Engagés également ce samedi, Margaux Pinot (-70kg, US Orléans Loiret JJJ) manque une occasion alors que Marie-Ève Gahié, blessée au genou lors des championnats de France par équipes, avait déclaré forfait pour cet événement. Elle qui avait été exceptionnelle lors de la compétition par équipes à Doha, elle n’aura jamais trouvé le bon timing pour faire chanceler la jeune Espagnole Ai Tsunoda-Roustant. Une combattante qui a battu cette saison et Gahié (c’était en finale à Paris début février) et donc Pinot après un golden score où le sode-tsuri-komi-goshi de la double championne du monde juniors aura finalement fait mouche.
Benjamin Axus (-73kg, AJA Paris XX), lui aussi, loupe la possibilité de gagner une étape dans la course d’endurance qui l’oppose à ses concurrents nationaux en vue de Paris 2024. Les intentions étaient là puisqu’il se montre le plus dangereux et sur l’initiative face au Kosovare Akil Gjakova. Mais le règlement – absurde – va lui jouer un bien mauvais tour avec un hansokumake pour « diving » alors que la tête du champion de France 2022 est totalement désaxée et que son épaule vient toucher le sol moins d’une seconde après sa tête. Une application sans discernement mais conforme aux décisions prises à Doha par les superviseurs lors du grand raout mondial.
L’obscure clarté arbitrale
Un point de règlement dont l’apogée ubuesque allait être atteinte avec la disqualification de la championne du monde japonaise – originaire de Tenri – Saki Niizoe, lors de sa demi-finale face à la Néerlandaise Sanne Van Dijke (voir ci à partir de 4’15 : https://live2000.ijf.org/masters_2023/contest_video/masters_2023_0002_f_0070_0031). Spécialiste d’uchi-mata, la Nipponne se voit sanctionner pour la même raison que le Français, mais dans une configuration qui pose, passé le ridicule du moment, tout de même des questions graves : comment en est-on arrivé là ? Comment expliquer/justifier aux profanes de notre discipline une telle décision ? Comment ne pas comprendre qu’une telle sanction pourrait très vite désinciter à l’utilisation d’uchi-mata ? On ne saurait le jurer, mais la sanction annoncée par l’arbitre mexicaine provoquait même chez Sanne Van Dijke un sourire ironique.

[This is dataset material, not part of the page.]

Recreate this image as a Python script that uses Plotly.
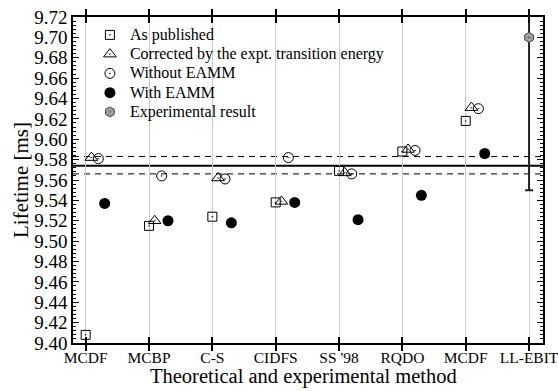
import plotly.graph_objects as go

categories = ["MCDF", "MCBP", "C-S", "CIDFS", "SS '98", "RQDO", "MCDF", "LL-EBIT"]

as_published = [9.408, 9.515, 9.524, 9.538, 9.569, 9.588, 9.618]
corrected = [9.582, 9.520, 9.562, 9.539, 9.567, 9.590, 9.631]
without_eamm = [9.581, 9.564, 9.561, 9.582, 9.566, 9.589, 9.630]
with_eamm = [9.537, 9.520, 9.518, 9.538, 9.521, 9.545, 9.586]

experimental = [9.700]
exp_err_plus = [0.15]
exp_err_minus = [0.15]

ref_mean = 9.574
ref_low = 9.566
ref_high = 9.583

FONT = "Liberation Serif, Times New Roman, DejaVu Serif, serif"
offsets = {"pub": 0.0, "cor": 0.09, "wo": 0.2, "w": 0.3}
idx = list(range(len(as_published)))

def lg(name):
    return '<span style="font-size:16px">' + name + '</span>'

fig = go.Figure()

def xs(key):
    return [i + offsets[key] for i in idx]

fig.add_trace(go.Scatter(x=xs("pub"), y=as_published, mode="markers", name=lg("As published"),
                         marker=dict(symbol="square-open-dot", size=9, color="black", line=dict(width=1))))
fig.add_trace(go.Scatter(x=xs("cor"), y=corrected, mode="markers",
                         name=lg("Corrected by the expt. transition energy"),
                         marker=dict(symbol="triangle-up-open-dot", size=11, color="black", line=dict(width=1))))
fig.add_trace(go.Scatter(x=xs("wo"), y=without_eamm, mode="markers", name=lg("Without EAMM"),
                         marker=dict(symbol="circle-open-dot", size=10, color="black", line=dict(width=1))))
fig.add_trace(go.Scatter(x=xs("w"), y=with_eamm, mode="markers", name=lg("With EAMM"),
                         marker=dict(symbol="circle", size=11, color="black")))
fig.add_trace(go.Scatter(x=[len(categories) - 1], y=experimental, mode="markers",
                         name=lg("Experimental result"),
                         marker=dict(symbol="hexagon-dot", size=10, color="#a0a0a0",
                                     line=dict(width=1, color="#404040")),
                         error_y=dict(type="data", array=exp_err_plus, arrayminus=exp_err_minus,
                                      color="#202020", thickness=2, width=4)))
# invisible trace to activate right-side mirrored axis
fig.add_trace(go.Scatter(x=[None], y=[None], yaxis="y2", showlegend=False, hoverinfo="skip"))

for yv, dash, w in [(ref_high, "6px,5px", 1), (ref_low, "6px,5px", 1), (ref_mean, "solid", 2)]:
    fig.add_shape(type="line", xref="paper", x0=0, x1=1, yref="y", y0=yv, y1=yv,
                  line=dict(color="black", width=w, dash=dash), layer="below")

yrange = [9.40, 9.72]

fig.update_layout(
    width=558, height=391,
    margin=dict(l=73, r=15, t=17, b=48, autoexpand=False),
    paper_bgcolor="white", plot_bgcolor="white",
    font=dict(family=FONT, color="black"),
    showlegend=True,
    legend=dict(x=0.036, y=0.99, xanchor="left", yanchor="top", bgcolor="rgba(0,0,0,0)",
                font=dict(family=FONT, size=12.5, color="black"), tracegroupgap=0),
    yaxis2=dict(overlaying="y", side="right", range=yrange, dtick=0.02,
                ticks="inside", ticklen=6, tickwidth=1.2, tickcolor="black",
                minor=dict(dtick=0.004, ticks="inside", ticklen=3, tickcolor="black", tickwidth=1),
                showticklabels=False, showgrid=False, zeroline=False, showline=False,
                automargin=False),
    annotations=[dict(text="Theoretical and experimental method", xref="paper", yref="paper",
                      x=0.49, y=-0.0655, xanchor="center", yanchor="top", showarrow=False,
                      borderpad=0,
                      font=dict(family=FONT, size=20.5, color="black"))],
)

fig.update_xaxes(
    range=[-0.2, 7.22], automargin=False,
    tickmode="array", tickvals=list(range(len(categories))), ticktext=categories,
    ticks="inside", ticklen=6, tickwidth=1.5, tickcolor="black",
    showline=True, linewidth=1.5, linecolor="black", mirror="allticks",
    showgrid=True, gridcolor="#cccccc", gridwidth=1, zeroline=False,
    tickfont=dict(family=FONT, size=15.5), ticklabeloverflow="allow",
)
fig.update_layout(yaxis=dict(
    range=yrange, dtick=0.02, tickformat=".2f", automargin=False,
    ticks="inside", ticklen=6, tickwidth=1.2, tickcolor="black",
    minor=dict(dtick=0.004, ticks="inside", ticklen=3, tickcolor="black", tickwidth=1, showgrid=False),
    showline=True, linewidth=1.5, linecolor="black", mirror=True,
    showgrid=False, zeroline=False,
    tickfont=dict(family=FONT, size=19),
    title=dict(text="Lifetime [ms]", font=dict(family=FONT, size=21), standoff=0),
))

fig.write_html("out.html")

Un samedi qui aura d’ailleurs montré un arbitrage dont l’inintelligibilité ne trouve pas de voie, même minime, vers la clarté. On remarquera d’ailleurs, que depuis Doha (et la finale entre Hifumi Abe et Joshiro Maruyama), les différents publics n’hésitent plus à clamer très disctinctement leur désaccord avec les décisions arbitrales prises par les superviseurs. La question se pose : un verrou est-il en train de sauter au sein des spectateurs/amateurs du monde entier face à ce qu’ils estiment être des décisions allant à l’encontre de leur vision du judo ? La boite de Pandore est-elle désormais ouverte depuis les championnats du monde ?
Ce samedi, le public hongrois ne se priva pas de faire savoir son mécontentement lors de la demi-finale entre Tato Grigalashvili, le fantastique attaquant champion du monde géorgien des -81kg et le Brésilien Guilherme Schmidt, où le premier se voyait sanctionner pour non-combativité suite à des attaques au raz du sol et sans préparation du Carioca. De l’activité pure, sans aucune de chance de projeter son adversaire mais qui répondait visiblement aux critères d’attaque définis depuis le début de l’olympiade.
Le Japon impose son rythme
Grigalashvili, si souverain depuis le début de l’olympiade (deux titres mondiaux, un titre européen, un Masters) connaît donc sa première défaite depuis le Grand Prix de Zagreb en juillet 2022 face à Alpha Djalo. Un champion du monde en dessous de son niveau stratosphérique des grands rendez-vous. On remarquera d’ailleurs que tous les champions du monde sacrés il y a presque trois mois (Christa Deguchi blessée aux côtes au premier tour, Clarisse Agbegnenou, Saki Niizoe, Nils Stump et donc Grigalashvili) n’ont pour l’instant pas réussi à s’imposer ici à Budapest. Une statistique qui s’explique par une saisoninédite et épuisante avec deux championnats du monde et deux Masters !
Un samedi où le Japon continue d’engranger sereinement : cinq médailles dont le titre pour Soichi Hashimoto en -73kg. Fidèle à son style, il traverse son tableau pour aller battre en finale la surprise Tadjik Behruzi Khojazoda, 22e mondial. En argent on retrouve Miku Takaichi, battue par le pieux kosovar Laura Fazliu sur un sasae-tsuri-komi-ashi de mammouth. Enfin en bronze, Megumi Horikawa, Saki Niizoe et Takanori Nagase permettent à l’équipe niponne de prendre le large avec déjà dix médailles.
L’Europe fait le job tout de même avec les victoires du Belge Mathias Casse en -81kg, qui gère le Brésilin Schimidt d’entrée avec un modèle de yoko-tomoe-nage, et Sanne Van Dijke en -70kg, qui profite d’une faute grossière au kumikata de la vigoureuse Grecque Elisavet Teltsidou pour aller chercher son premier Masters.
Ce soir la France pointe au deuxième rang avec trois médailles, toutes féminines et de chaque métal.